TDR-CL: TARGETED DOUBLY ROBUST COLLABORA-TIVE LEARNING FOR DEBIASED RECOMMENDATIONS

Abstract

Bias is a common problem inherent in recommender systems, which is entangled with users' preferences and poses a great challenge to unbiased learning. For debiasing tasks, the doubly robust (DR) method and its variants show superior performance due to the double robustness property, that is, DR is unbiased when either imputed errors or learned propensities are accurate. However, our theoretical analysis reveals that DR usually has a large variance. Meanwhile, DR would suffer unexpectedly large bias and poor generalization caused by inaccurate imputed errors and learned propensities, which usually occur in practice. In this paper, we propose a principled approach that can effectively reduce the bias and variance simultaneously for existing DR approaches when the error imputation model is misspecified. In addition, we further propose a novel semi-parametric collaborative learning approach that decomposes imputed errors into parametric and nonparametric parts and updates them collaboratively, resulting in more accurate predictions. Both theoretical analysis and experiments demonstrate the superiority of the proposed methods compared with existing debiasing methods.

1. INTRODUCTION

Addressing various tasks in recommender systems (RSs) with causality-based methods has become increasingly popular (Wu et al., 2022b) . Causality-based recommendation has shown its great potential in both numeric experiments and theoretical analyses across extensive literature (Chen et al., 2020; Wang et al., 2019) . Generally, the basic question faced in RS is that "what would the feedback be if recommending an item to a user", requiring to estimate the causal effect of a recommendation on user feedback.
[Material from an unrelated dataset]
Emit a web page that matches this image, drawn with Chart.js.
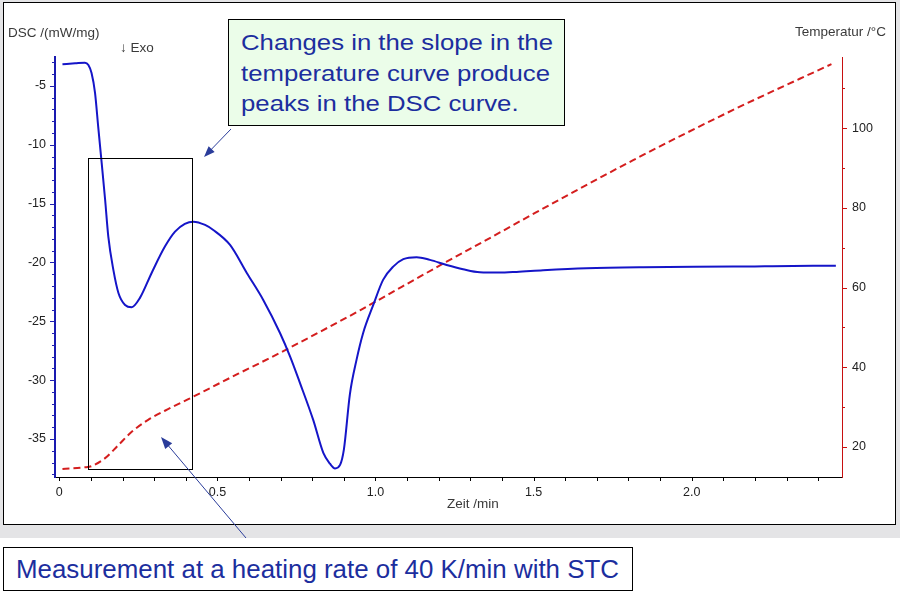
<!DOCTYPE html>
<html>
<head>
<meta charset="utf-8">
<script src="https://cdn.jsdelivr.net/npm/chart.js@4"></script>
<style>
  html, body { margin: 0; padding: 0; background: #fff; }
  body { width: 900px; height: 594px; position: relative; overflow: hidden; font-family: "Liberation Sans", Arial, sans-serif; }
  .band { position: absolute; left: 0; top: 0; width: 900px; height: 538px; background: #e4e4e6; }
  .frame { position: absolute; left: 3px; top: 2px; width: 891px; height: 521px; background: #fff; border: 1px solid #000; }
  .lbl { position: absolute; font-size: 13.5px; color: #3a3a3a; white-space: nowrap; line-height: 15px; }
  .note { position: absolute; left: 228px; top: 19px; width: 335px; height: 105px; background: #ebfde9; border: 1px solid #000; z-index: 3; }
  .note div { position: absolute; left: 12px; top: 8px; font-size: 22px; line-height: 30.5px; color: #1c2e9e; white-space: nowrap; transform: scaleX(1.17); transform-origin: left top; }
  .caption { position: absolute; left: 3px; top: 547px; width: 628px; height: 42px; background: #fff; border: 1px solid #000; }
  .caption div { position: absolute; left: 12px; top: 7px; font-size: 25.9px; color: #1c2e9e; white-space: nowrap; }
  canvas { position: absolute; left: 0; top: 0; z-index: 2; }
</style>
</head>
<body>
<div class="band"></div>
<div class="frame"></div>
<div class="caption"><div>Measurement at a heating rate of 40 K/min with STC</div></div>
<canvas id="chart" width="900" height="594"></canvas>
<div class="lbl" style="left:8px;top:25px;z-index:3">DSC /(mW/mg)</div>
<div class="lbl" style="left:120px;top:40px;z-index:3">↓ Exo</div>
<div class="lbl" style="left:795px;top:24px;z-index:3">Temperatur /°C</div>
<div class="lbl" style="left:447px;top:496px;z-index:3">Zeit /min</div>
<div class="note"><div>Changes in the slope in the<br>temperature curve produce<br>peaks in the DSC curve.</div></div>
<script>
// DSC signal (mW/mg) against time (min)
var dscTime = [0.01, 0.05, 0.081, 0.092, 0.102, 0.113, 0.123, 0.134, 0.145, 0.155, 0.171, 0.187, 0.208, 0.229, 0.255, 0.292, 0.334, 0.366, 0.397, 0.424, 0.461, 0.487, 0.540, 0.593, 0.645, 0.698, 0.730, 0.761, 0.803, 0.835, 0.856, 0.872, 0.888, 0.900, 0.919, 0.940, 0.961, 0.993, 1.024, 1.056, 1.088, 1.130, 1.172, 1.225, 1.277, 1.330, 1.390, 1.446, 1.530, 1.667, 1.847, 2.131, 2.384, 2.456];
var dscValue = [-3.16, -3.08, -3.02, -3.22, -3.90, -5.59, -8.46, -11.54, -14.69, -17.80, -20.63, -22.59, -23.61, -23.80, -23.01, -20.89, -18.65, -17.38, -16.72, -16.53, -16.81, -17.24, -18.51, -20.89, -23.18, -25.99, -28.00, -30.23, -33.38, -36.18, -37.10, -37.50, -37.20, -35.90, -31.20, -28.28, -25.99, -23.61, -21.48, -20.35, -19.72, -19.55, -19.78, -20.21, -20.57, -20.83, -20.86, -20.80, -20.66, -20.49, -20.40, -20.35, -20.27, -20.27];

// sample temperature (°C) against time (min)
var tempTime = [0.01, 0.081, 0.102, 0.145, 0.187, 0.229, 0.281, 0.334, 0.408, 0.482, 0.566, 0.640, 0.719, 0.824, 0.951, 1.083, 1.225, 1.372, 1.499, 1.815, 2.131, 2.442];
var tempValue = [14.5, 14.9, 15.2, 17.2, 20.5, 23.8, 26.8, 29.1, 32.0, 35.0, 38.4, 41.3, 44.5, 48.9, 54.3, 60.2, 66.5, 72.9, 78.5, 92.0, 104.6, 116.1];

var timeTicks = [0, 0.5, 1.0, 1.5, 2.0];
var dscTicks = [-35, -30, -25, -20, -15, -10, -5];
var tempTicks = [20, 40, 60, 80, 100];

function toPoints(xs, ys) {
  return xs.map(function (x, i) { return { x: x, y: ys[i] }; });
}

function fixTicks(list) {
  return function (scale) { scale.ticks = list.map(function (v) { return { value: v }; }); };
}

function arrow(ctx, x1, y1, x2, y2, head) {
  var a = Math.atan2(y2 - y1, x2 - x1);
  var c = Math.cos(a), s = Math.sin(a);
  ctx.beginPath();
  ctx.moveTo(x1, y1);
  ctx.lineTo(x2 - c * head * 0.8, y2 - s * head * 0.8);
  ctx.stroke();
  ctx.beginPath();
  ctx.moveTo(x2, y2);
  ctx.lineTo(x2 - head * c + head * 0.38 * s, y2 - head * s - head * 0.38 * c);
  ctx.lineTo(x2 - head * c - head * 0.38 * s, y2 - head * s + head * 0.38 * c);
  ctx.closePath();
  ctx.fill();
}

var extras = {
  id: 'extras',
  afterDatasetsDraw: function (chart) {
    var ctx = chart.ctx, a = chart.chartArea;
    var x = chart.scales.x, y = chart.scales.y, y2 = chart.scales.y2;
    var i, p, len;
    ctx.save();
    ctx.lineWidth = 1;

    // left axis ticks, every 1 unit
    ctx.strokeStyle = '#2020b0';
    for (i = -38; i <= -3; i++) {
      p = Math.round(y.getPixelForValue(i)) + 0.5;
      len = i % 5 === 0 ? 5 : 3;
      ctx.beginPath(); ctx.moveTo(a.left - len, p); ctx.lineTo(a.left, p); ctx.stroke();
    }
    // right axis ticks, every 10 units
    ctx.strokeStyle = '#c81010';
    for (i = 20; i <= 110; i += 10) {
      p = Math.round(y2.getPixelForValue(i)) + 0.5;
      len = i % 20 === 0 ? 5 : 3;
      ctx.beginPath(); ctx.moveTo(a.right, p); ctx.lineTo(a.right + len, p); ctx.stroke();
    }
    // time ticks, every 0.1 min
    ctx.strokeStyle = '#000';
    for (i = 0; i <= 24; i++) {
      p = Math.round(x.getPixelForValue(i / 10)) + 0.5;
      ctx.beginPath(); ctx.moveTo(p, a.bottom); ctx.lineTo(p, a.bottom + 4); ctx.stroke();
    }

    // box around the first peak
    var bx1 = Math.round(x.getPixelForValue(0.092)) + 0.5;
    var bx2 = Math.round(x.getPixelForValue(0.421)) + 0.5;
    var by1 = Math.round(y.getPixelForValue(-11.14)) + 0.5;
    var by2 = Math.round(y.getPixelForValue(-37.55)) + 0.5;
    ctx.strokeStyle = '#000';
    ctx.strokeRect(bx1, by1, bx2 - bx1, by2 - by1);

    // pointer arrows from the notes
    ctx.strokeStyle = '#2a3c9a';
    ctx.fillStyle = '#2a3c9a';
    arrow(ctx, 231, 129, 204, 157, 11);
    arrow(ctx, 246, 538, 161, 437, 12);
    ctx.restore();
  }
};

new Chart('chart', {
  type: 'line',
  data: {
    datasets: [
      {
        label: 'DSC',
        data: toPoints(dscTime, dscValue),
        yAxisID: 'y',
        borderColor: '#1515c8',
        borderWidth: 2,
        pointRadius: 0,
        cubicInterpolationMode: 'monotone',
        fill: false
      },
      {
        label: 'Temperatur',
        data: toPoints(tempTime, tempValue),
        yAxisID: 'y2',
        borderColor: '#d41e1e',
        borderWidth: 2,
        borderDash: [7, 4],
        pointRadius: 0,
        cubicInterpolationMode: 'monotone',
        fill: false
      }
    ]
  },
  options: {
    responsive: false,
    animation: false,
    devicePixelRatio: 1,
    layout: { padding: { top: 57, left: 0, right: 0, bottom: 0 } },
    plugins: { legend: { display: false }, tooltip: { enabled: false } },
    scales: {
      x: {
        type: 'linear',
        position: 'bottom',
        min: -0.0136,
        max: 2.4754,
        afterBuildTicks: fixTicks(timeTicks),
        afterFit: function (s) { s.height = 117; },
        grid: { display: false, drawTicks: false },
        border: { display: true, color: '#000', width: 1 },
        ticks: {
          padding: 8,
          color: '#222',
          font: { family: 'Liberation Sans', size: 12.5 },
          callback: function (v) { return v === 0 ? '0' : v.toFixed(1); }
        }
      },
      y: {
        type: 'linear',
        position: 'left',
        min: -38.23,
        max: -2.54,
        afterBuildTicks: fixTicks(dscTicks),
        afterFit: function (s) { s.width = 55; },
        grid: { display: false, drawTicks: false },
        border: { display: true, color: '#1a1ab0', width: 2 },
        ticks: {
          padding: 9,
          color: '#222',
          font: { family: 'Liberation Sans', size: 12.5 }
        }
      },
      y2: {
        type: 'linear',
        position: 'right',
        min: 12.47,
        max: 117.89,
        afterBuildTicks: fixTicks(tempTicks),
        afterFit: function (s) { s.width = 58; },
        grid: { display: false, drawTicks: false },
        border: { display: true, color: '#c81010', width: 1 },
        ticks: {
          padding: 10,
          color: '#222',
          font: { family: 'Liberation Sans', size: 12.5 }
        }
      }
    }
  },
  plugins: [extras]
});
</script>
</body>
</html>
To answer the question, many methods have been proposed, such as inverse propensity score (IPS) (Schnabel et al., 2016) , self-normalized inverse propensity score (SNIPS) (Swaminathan & Joachims, 2015) , error imputation based (EIB) methods (Steck, 2010), and doubly robust (DR) methods (Chen et al., 2021; Wang et al., 2019; 2021; Dai et al., 2022; Ding et al., 2022) . Among them, the DR method and its variants show superior performance. We compare and evaluate these methods in terms of three desired properties, including doubly robust (Hernán & Robins, 2020; Wu et al., 2022c) , robust to small propensities (Rosenbaum, 2020), and low variance (Tan, 2007) . Failing to meet any of them may lead to sub-optimal performance (Molenberghs et al., 2015; van der Laan & Rose, 2011) . Our theoretical analysis shows that DR has much greater variance and is less robust to small propensities compared to EIB (Kang & Schafer, 2007) , even though the imputed errors and the learned propensities are accurate. Meanwhile, DR would suffer unexpectedly large bias and poor generalization caused by inaccurate imputed errors and learned propensities, which usually occur in practice. In this paper, we first propose a novel targeted doubly robust (TDR) method, that can capture the merits of both DR and EIB effectively, by leveraging the targeted learning technique (van der Laan & Rose, 2011; 2018) . TDR can effectively reduce the bias and variance simultaneously for existing DR approaches when the imputed errors are less accurate. Remarkably, TDR provides a model-